The request:
Quote, with no changes, the lines that run from the top of the material to the line with "(org) at (825.5,68.5)", both included.

Data segment:
--- Start ---

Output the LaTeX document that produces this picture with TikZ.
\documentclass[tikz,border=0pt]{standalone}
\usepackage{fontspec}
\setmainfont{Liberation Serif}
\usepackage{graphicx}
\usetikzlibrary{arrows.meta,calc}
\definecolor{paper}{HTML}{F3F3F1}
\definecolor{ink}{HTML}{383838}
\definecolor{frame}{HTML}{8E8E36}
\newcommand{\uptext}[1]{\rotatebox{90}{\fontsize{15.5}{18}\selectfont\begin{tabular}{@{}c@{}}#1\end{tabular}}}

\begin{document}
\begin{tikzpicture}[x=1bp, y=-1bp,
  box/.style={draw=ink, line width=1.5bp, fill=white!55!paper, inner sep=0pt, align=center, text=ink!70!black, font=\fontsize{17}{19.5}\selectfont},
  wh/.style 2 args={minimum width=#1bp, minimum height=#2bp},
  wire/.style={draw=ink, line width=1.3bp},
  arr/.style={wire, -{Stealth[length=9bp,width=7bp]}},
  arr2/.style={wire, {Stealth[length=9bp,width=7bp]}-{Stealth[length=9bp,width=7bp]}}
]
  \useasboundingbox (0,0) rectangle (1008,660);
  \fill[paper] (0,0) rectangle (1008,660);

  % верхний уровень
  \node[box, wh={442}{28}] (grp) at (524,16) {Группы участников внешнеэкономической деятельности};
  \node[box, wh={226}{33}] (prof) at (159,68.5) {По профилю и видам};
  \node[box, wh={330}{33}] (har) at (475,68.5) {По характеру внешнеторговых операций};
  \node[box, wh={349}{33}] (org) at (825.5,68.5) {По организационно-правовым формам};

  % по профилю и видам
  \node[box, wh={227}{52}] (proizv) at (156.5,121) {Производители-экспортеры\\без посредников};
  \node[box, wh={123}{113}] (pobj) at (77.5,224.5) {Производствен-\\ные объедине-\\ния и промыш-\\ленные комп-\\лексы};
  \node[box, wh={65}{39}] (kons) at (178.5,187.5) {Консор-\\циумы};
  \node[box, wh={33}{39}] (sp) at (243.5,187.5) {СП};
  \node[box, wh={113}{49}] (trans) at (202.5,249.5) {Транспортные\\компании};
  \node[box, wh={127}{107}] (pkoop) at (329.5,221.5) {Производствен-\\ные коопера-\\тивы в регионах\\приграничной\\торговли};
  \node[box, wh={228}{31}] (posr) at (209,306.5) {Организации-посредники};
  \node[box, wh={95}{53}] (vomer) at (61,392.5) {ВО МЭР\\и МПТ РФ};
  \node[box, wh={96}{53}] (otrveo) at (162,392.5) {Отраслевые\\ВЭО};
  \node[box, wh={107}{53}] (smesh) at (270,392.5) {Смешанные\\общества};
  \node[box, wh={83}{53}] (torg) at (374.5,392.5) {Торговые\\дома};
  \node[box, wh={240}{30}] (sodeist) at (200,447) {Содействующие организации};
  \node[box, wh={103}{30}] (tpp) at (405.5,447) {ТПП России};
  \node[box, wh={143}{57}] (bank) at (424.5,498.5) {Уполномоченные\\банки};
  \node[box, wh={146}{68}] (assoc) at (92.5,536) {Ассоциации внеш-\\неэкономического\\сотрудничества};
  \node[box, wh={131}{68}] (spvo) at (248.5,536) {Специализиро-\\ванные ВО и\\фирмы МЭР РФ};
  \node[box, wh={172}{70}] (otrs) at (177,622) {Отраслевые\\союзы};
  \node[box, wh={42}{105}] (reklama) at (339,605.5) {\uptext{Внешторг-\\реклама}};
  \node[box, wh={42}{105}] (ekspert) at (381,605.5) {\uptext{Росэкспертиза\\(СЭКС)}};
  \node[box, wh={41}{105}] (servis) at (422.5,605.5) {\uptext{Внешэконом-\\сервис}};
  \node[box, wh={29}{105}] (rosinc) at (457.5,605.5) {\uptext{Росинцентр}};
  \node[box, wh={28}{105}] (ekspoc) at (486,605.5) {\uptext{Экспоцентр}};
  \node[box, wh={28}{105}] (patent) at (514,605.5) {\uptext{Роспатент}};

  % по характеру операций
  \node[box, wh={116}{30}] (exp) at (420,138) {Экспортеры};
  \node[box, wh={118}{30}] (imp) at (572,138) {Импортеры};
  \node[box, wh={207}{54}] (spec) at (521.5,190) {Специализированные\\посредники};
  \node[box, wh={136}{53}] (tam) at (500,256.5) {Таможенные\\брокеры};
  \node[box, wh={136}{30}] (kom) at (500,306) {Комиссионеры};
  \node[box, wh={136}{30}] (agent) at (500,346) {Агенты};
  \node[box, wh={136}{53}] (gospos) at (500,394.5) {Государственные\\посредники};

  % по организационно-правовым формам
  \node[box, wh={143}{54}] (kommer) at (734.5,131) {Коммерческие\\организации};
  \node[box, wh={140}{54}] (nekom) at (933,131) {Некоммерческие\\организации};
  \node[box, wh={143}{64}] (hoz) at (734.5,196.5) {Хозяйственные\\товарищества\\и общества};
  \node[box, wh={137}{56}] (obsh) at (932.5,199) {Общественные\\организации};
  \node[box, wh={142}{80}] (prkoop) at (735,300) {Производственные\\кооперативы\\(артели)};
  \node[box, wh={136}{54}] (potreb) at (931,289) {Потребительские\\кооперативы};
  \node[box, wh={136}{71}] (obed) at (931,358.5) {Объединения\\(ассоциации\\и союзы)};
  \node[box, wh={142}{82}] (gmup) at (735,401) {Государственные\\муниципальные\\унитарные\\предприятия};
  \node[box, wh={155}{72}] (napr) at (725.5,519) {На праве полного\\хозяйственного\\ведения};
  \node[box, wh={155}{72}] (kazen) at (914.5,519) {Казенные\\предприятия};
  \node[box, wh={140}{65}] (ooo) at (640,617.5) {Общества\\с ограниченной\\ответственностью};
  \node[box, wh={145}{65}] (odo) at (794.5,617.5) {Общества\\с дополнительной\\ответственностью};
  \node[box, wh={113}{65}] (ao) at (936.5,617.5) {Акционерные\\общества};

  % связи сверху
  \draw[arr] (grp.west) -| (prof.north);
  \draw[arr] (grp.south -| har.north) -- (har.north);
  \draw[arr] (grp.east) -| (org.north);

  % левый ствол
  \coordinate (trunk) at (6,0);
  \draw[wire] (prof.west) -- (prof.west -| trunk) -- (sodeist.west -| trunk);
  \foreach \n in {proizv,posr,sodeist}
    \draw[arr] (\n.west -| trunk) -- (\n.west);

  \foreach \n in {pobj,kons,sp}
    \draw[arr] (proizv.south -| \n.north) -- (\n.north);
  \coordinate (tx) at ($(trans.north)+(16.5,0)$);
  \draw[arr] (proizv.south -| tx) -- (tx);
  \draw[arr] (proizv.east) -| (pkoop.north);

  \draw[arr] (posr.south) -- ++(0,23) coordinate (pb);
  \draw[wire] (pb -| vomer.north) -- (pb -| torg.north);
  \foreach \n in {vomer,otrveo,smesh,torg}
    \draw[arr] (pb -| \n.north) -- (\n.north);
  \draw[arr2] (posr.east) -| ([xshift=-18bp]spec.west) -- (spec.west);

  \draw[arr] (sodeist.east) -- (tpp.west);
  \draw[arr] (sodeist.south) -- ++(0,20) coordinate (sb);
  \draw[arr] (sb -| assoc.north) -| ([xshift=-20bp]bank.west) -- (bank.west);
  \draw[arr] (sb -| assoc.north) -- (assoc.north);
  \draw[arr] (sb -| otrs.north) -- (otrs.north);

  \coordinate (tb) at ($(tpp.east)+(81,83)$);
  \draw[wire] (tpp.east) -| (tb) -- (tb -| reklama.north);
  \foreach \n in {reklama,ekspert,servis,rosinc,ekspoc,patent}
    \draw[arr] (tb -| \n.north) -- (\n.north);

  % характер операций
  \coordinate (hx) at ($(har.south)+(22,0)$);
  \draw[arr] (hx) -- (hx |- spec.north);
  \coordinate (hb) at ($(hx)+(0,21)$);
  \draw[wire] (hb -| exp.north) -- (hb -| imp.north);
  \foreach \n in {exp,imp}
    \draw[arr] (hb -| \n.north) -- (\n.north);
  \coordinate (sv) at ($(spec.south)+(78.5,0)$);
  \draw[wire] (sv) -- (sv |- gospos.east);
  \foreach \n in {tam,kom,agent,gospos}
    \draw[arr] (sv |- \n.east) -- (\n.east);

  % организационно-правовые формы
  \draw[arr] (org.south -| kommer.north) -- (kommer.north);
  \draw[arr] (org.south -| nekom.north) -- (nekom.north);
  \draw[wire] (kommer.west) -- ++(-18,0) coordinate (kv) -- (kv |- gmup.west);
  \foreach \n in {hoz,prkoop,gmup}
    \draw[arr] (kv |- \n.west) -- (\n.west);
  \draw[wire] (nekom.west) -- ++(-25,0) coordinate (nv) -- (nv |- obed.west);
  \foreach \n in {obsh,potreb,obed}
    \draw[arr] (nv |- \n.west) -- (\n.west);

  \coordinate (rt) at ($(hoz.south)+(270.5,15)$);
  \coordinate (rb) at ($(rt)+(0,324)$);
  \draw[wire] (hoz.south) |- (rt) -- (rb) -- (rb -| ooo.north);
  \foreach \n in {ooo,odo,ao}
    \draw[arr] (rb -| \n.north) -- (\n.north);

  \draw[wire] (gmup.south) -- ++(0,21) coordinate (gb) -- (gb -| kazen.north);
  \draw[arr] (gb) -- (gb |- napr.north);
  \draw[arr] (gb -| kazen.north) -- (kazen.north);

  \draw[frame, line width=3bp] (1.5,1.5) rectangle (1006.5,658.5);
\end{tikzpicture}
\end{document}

--- End ---

Answer to the exercise:
Output the LaTeX document that produces this picture with TikZ.
\documentclass[tikz,border=0pt]{standalone}
\usepackage{fontspec}
\setmainfont{Liberation Serif}
\usepackage{graphicx}
\usetikzlibrary{arrows.meta,calc}
\definecolor{paper}{HTML}{F3F3F1}
\definecolor{ink}{HTML}{383838}
\definecolor{frame}{HTML}{8E8E36}
\newcommand{\uptext}[1]{\rotatebox{90}{\fontsize{15.5}{18}\selectfont\begin{tabular}{@{}c@{}}#1\end{tabular}}}

\begin{document}
\begin{tikzpicture}[x=1bp, y=-1bp,
  box/.style={draw=ink, line width=1.5bp, fill=white!55!paper, inner sep=0pt, align=center, text=ink!70!black, font=\fontsize{17}{19.5}\selectfont},
  wh/.style 2 args={minimum width=#1bp, minimum height=#2bp},
  wire/.style={draw=ink, line width=1.3bp},
  arr/.style={wire, -{Stealth[length=9bp,width=7bp]}},
  arr2/.style={wire, {Stealth[length=9bp,width=7bp]}-{Stealth[length=9bp,width=7bp]}}
]
  \useasboundingbox (0,0) rectangle (1008,660);
  \fill[paper] (0,0) rectangle (1008,660);

  % верхний уровень
  \node[box, wh={442}{28}] (grp) at (524,16) {Группы участников внешнеэкономической деятельности};
  \node[box, wh={226}{33}] (prof) at (159,68.5) {По профилю и видам};
  \node[box, wh={330}{33}] (har) at (475,68.5) {По характеру внешнеторговых операций};
  \node[box, wh={349}{33}] (org) at (825.5,68.5) {По организационно-правовым формам};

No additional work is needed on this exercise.